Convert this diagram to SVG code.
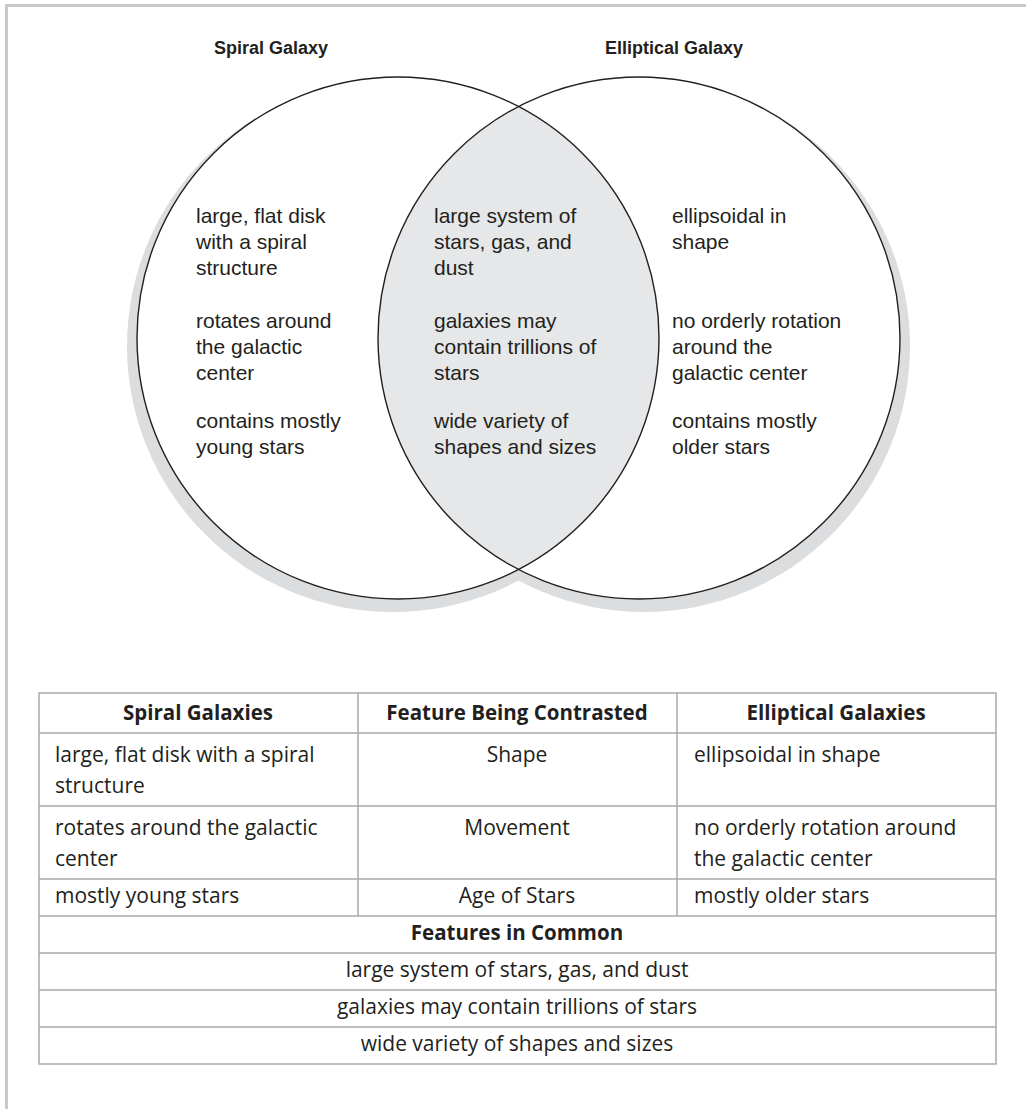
<svg xmlns="http://www.w3.org/2000/svg" width="1026" height="1109" viewBox="0 0 1026 1109">
  <defs>
    <style>
      .frame { fill: none; stroke: #c8c9cb; stroke-width: 3; }
      .shadow { fill: #dcdddf; }
      .disk { fill: #ffffff; }
      .ring { fill: none; stroke: #231f20; stroke-width: 1.4; }
      .overlap { fill: #e6e7e8; }
      .title { font-family: "Liberation Sans", Arial, sans-serif; font-weight: bold; font-size: 18px; fill: #231f20; text-anchor: middle; }
      .item { font-family: "Liberation Sans", Arial, sans-serif; font-size: 21px; fill: #231f20; }
      .grid { fill: none; stroke: #a7a9ac; stroke-width: 1.5; }
      .cell { font-family: "Open Sans", "Noto Sans", sans-serif; font-size: 21px; fill: #231f20; }
      .head { font-family: "Open Sans", "Noto Sans", sans-serif; font-size: 20.5px; font-weight: bold; fill: #231f20; text-anchor: middle; }
      .mid { text-anchor: middle; }
    </style>
    <clipPath id="clip-spiral">
      <circle cx="398" cy="338" r="261"/>
    </clipPath>
  </defs>

  <!-- page frame (top and left edges) -->
  <path class="frame" d="M1026 5.5 H6.5 V1109"/>

  <!-- Venn diagram -->
  <g id="venn">
    <circle class="shadow" cx="393" cy="346" r="266"/>
    <circle class="shadow" cx="644" cy="346" r="266"/>
    <circle class="disk" cx="398" cy="338" r="261"/>
    <circle class="disk" cx="639" cy="338" r="261"/>
    <circle class="overlap" cx="639" cy="338" r="261" clip-path="url(#clip-spiral)"/>
    <circle class="ring" cx="398" cy="338" r="261"/>
    <circle class="ring" cx="639" cy="338" r="261"/>
  </g>

  <g id="spiral-galaxy">
    <text class="title" x="271" y="54">Spiral Galaxy</text>
    <text class="item" x="196" y="223">large, flat disk</text>
    <text class="item" x="196" y="249">with a spiral</text>
    <text class="item" x="196" y="275">structure</text>
    <text class="item" x="196" y="328">rotates around</text>
    <text class="item" x="196" y="354">the galactic</text>
    <text class="item" x="196" y="380">center</text>
    <text class="item" x="196" y="428">contains mostly</text>
    <text class="item" x="196" y="454">young stars</text>
  </g>

  <g id="common">
    <text class="item" x="434" y="223">large system of</text>
    <text class="item" x="434" y="249">stars, gas, and</text>
    <text class="item" x="434" y="275">dust</text>
    <text class="item" x="434" y="328">galaxies may</text>
    <text class="item" x="434" y="354">contain trillions of</text>
    <text class="item" x="434" y="380">stars</text>
    <text class="item" x="434" y="428">wide variety of</text>
    <text class="item" x="434" y="454">shapes and sizes</text>
  </g>

  <g id="elliptical-galaxy">
    <text class="title" x="674" y="54">Elliptical Galaxy</text>
    <text class="item" x="672" y="223">ellipsoidal in</text>
    <text class="item" x="672" y="249">shape</text>
    <text class="item" x="672" y="328">no orderly rotation</text>
    <text class="item" x="672" y="354">around the</text>
    <text class="item" x="672" y="380">galactic center</text>
    <text class="item" x="672" y="428">contains mostly</text>
    <text class="item" x="672" y="454">older stars</text>
  </g>

  <!-- comparison table -->
  <g id="table">
    <rect class="grid" x="39" y="693" width="957" height="371"/>
    <path class="grid" d="M39 733 H996 M39 806 H996 M39 879 H996 M39 916 H996 M39 953 H996 M39 990 H996 M39 1027 H996"/>
    <path class="grid" d="M358 693 V916 M677 693 V916"/>

    <text class="head" x="198" y="720">Spiral Galaxies</text>
    <text class="head" x="517" y="720">Feature Being Contrasted</text>
    <text class="head" x="836" y="720">Elliptical Galaxies</text>

    <text class="cell" x="55" y="762">large, flat disk with a spiral</text>
    <text class="cell" x="55" y="793">structure</text>
    <text class="cell mid" x="517" y="762">Shape</text>
    <text class="cell" x="694" y="762">ellipsoidal in shape</text>

    <text class="cell" x="55" y="835">rotates around the galactic</text>
    <text class="cell" x="55" y="866">center</text>
    <text class="cell mid" x="517" y="835">Movement</text>
    <text class="cell" x="694" y="835">no orderly rotation around</text>
    <text class="cell" x="694" y="866">the galactic center</text>

    <text class="cell" x="55" y="903">mostly young stars</text>
    <text class="cell mid" x="517" y="903">Age of Stars</text>
    <text class="cell" x="694" y="903">mostly older stars</text>

    <text class="head" x="517" y="940">Features in Common</text>
    <text class="cell mid" x="517" y="977">large system of stars, gas, and dust</text>
    <text class="cell mid" x="517" y="1014">galaxies may contain trillions of stars</text>
    <text class="cell mid" x="517" y="1051">wide variety of shapes and sizes</text>
  </g>
</svg>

### [Short task]
Working from the material above, transcribe it exactly while omitting pictures.

### [Exercise response]
Convert this diagram to SVG code.
<svg xmlns="http://www.w3.org/2000/svg" width="1026" height="1109" viewBox="0 0 1026 1109">
  <defs>
    <style>
      .frame { fill: none; stroke: #c8c9cb; stroke-width: 3; }
      .shadow { fill: #dcdddf; }
      .disk { fill: #ffffff; }
      .ring { fill: none; stroke: #231f20; stroke-width: 1.4; }
      .overlap { fill: #e6e7e8; }
      .title { font-family: "Liberation Sans", Arial, sans-serif; font-weight: bold; font-size: 18px; fill: #231f20; text-anchor: middle; }
      .item { font-family: "Liberation Sans", Arial, sans-serif; font-size: 21px; fill: #231f20; }
      .grid { fill: none; stroke: #a7a9ac; stroke-width: 1.5; }
      .cell { font-family: "Open Sans", "Noto Sans", sans-serif; font-size: 21px; fill: #231f20; }
      .head { font-family: "Open Sans", "Noto Sans", sans-serif; font-size: 20.5px; font-weight: bold; fill: #231f20; text-anchor: middle; }
      .mid { text-anchor: middle; }
    </style>
    <clipPath id="clip-spiral">
      <circle cx="398" cy="338" r="261"/>
    </clipPath>
  </defs>

  <!-- page frame (top and left edges) -->
  <path class="frame" d="M1026 5.5 H6.5 V1109"/>

  <!-- Venn diagram -->
  <g id="venn">
    <circle class="shadow" cx="393" cy="346" r="266"/>
    <circle class="shadow" cx="644" cy="346" r="266"/>
    <circle class="disk" cx="398" cy="338" r="261"/>
    <circle class="disk" cx="639" cy="338" r="261"/>
    <circle class="overlap" cx="639" cy="338" r="261" clip-path="url(#clip-spiral)"/>
    <circle class="ring" cx="398" cy="338" r="261"/>
    <circle class="ring" cx="639" cy="338" r="261"/>
  </g>

  <g id="spiral-galaxy">
    <text class="title" x="271" y="54">Spiral Galaxy</text>
    <text class="item" x="196" y="223">large, flat disk</text>
    <text class="item" x="196" y="249">with a spiral</text>
    <text class="item" x="196" y="275">structure</text>
    <text class="item" x="196" y="328">rotates around</text>
    <text class="item" x="196" y="354">the galactic</text>
    <text class="item" x="196" y="380">center</text>
    <text class="item" x="196" y="428">contains mostly</text>
    <text class="item" x="196" y="454">young stars</text>
  </g>

  <g id="common">
    <text class="item" x="434" y="223">large system of</text>
    <text class="item" x="434" y="249">stars, gas, and</text>
    <text class="item" x="434" y="275">dust</text>
    <text class="item" x="434" y="328">galaxies may</text>
    <text class="item" x="434" y="354">contain trillions of</text>
    <text class="item" x="434" y="380">stars</text>
    <text class="item" x="434" y="428">wide variety of</text>
    <text class="item" x="434" y="454">shapes and sizes</text>
  </g>

  <g id="elliptical-galaxy">
    <text class="title" x="674" y="54">Elliptical Galaxy</text>
    <text class="item" x="672" y="223">ellipsoidal in</text>
    <text class="item" x="672" y="249">shape</text>
    <text class="item" x="672" y="328">no orderly rotation</text>
    <text class="item" x="672" y="354">around the</text>
    <text class="item" x="672" y="380">galactic center</text>
    <text class="item" x="672" y="428">contains mostly</text>
    <text class="item" x="672" y="454">older stars</text>
  </g>

  <!-- comparison table -->
  <g id="table">
    <rect class="grid" x="39" y="693" width="957" height="371"/>
    <path class="grid" d="M39 733 H996 M39 806 H996 M39 879 H996 M39 916 H996 M39 953 H996 M39 990 H996 M39 1027 H996"/>
    <path class="grid" d="M358 693 V916 M677 693 V916"/>

    <text class="head" x="198" y="720">Spiral Galaxies</text>
    <text class="head" x="517" y="720">Feature Being Contrasted</text>
    <text class="head" x="836" y="720">Elliptical Galaxies</text>

    <text class="cell" x="55" y="762">large, flat disk with a spiral</text>
    <text class="cell" x="55" y="793">structure</text>
    <text class="cell mid" x="517" y="762">Shape</text>
    <text class="cell" x="694" y="762">ellipsoidal in shape</text>

    <text class="cell" x="55" y="835">rotates around the galactic</text>
    <text class="cell" x="55" y="866">center</text>
    <text class="cell mid" x="517" y="835">Movement</text>
    <text class="cell" x="694" y="835">no orderly rotation around</text>
    <text class="cell" x="694" y="866">the galactic center</text>

    <text class="cell" x="55" y="903">mostly young stars</text>
    <text class="cell mid" x="517" y="903">Age of Stars</text>
    <text class="cell" x="694" y="903">mostly older stars</text>

    <text class="head" x="517" y="940">Features in Common</text>
    <text class="cell mid" x="517" y="977">large system of stars, gas, and dust</text>
    <text class="cell mid" x="517" y="1014">galaxies may contain trillions of stars</text>
    <text class="cell mid" x="517" y="1051">wide variety of shapes and sizes</text>
  </g>
</svg>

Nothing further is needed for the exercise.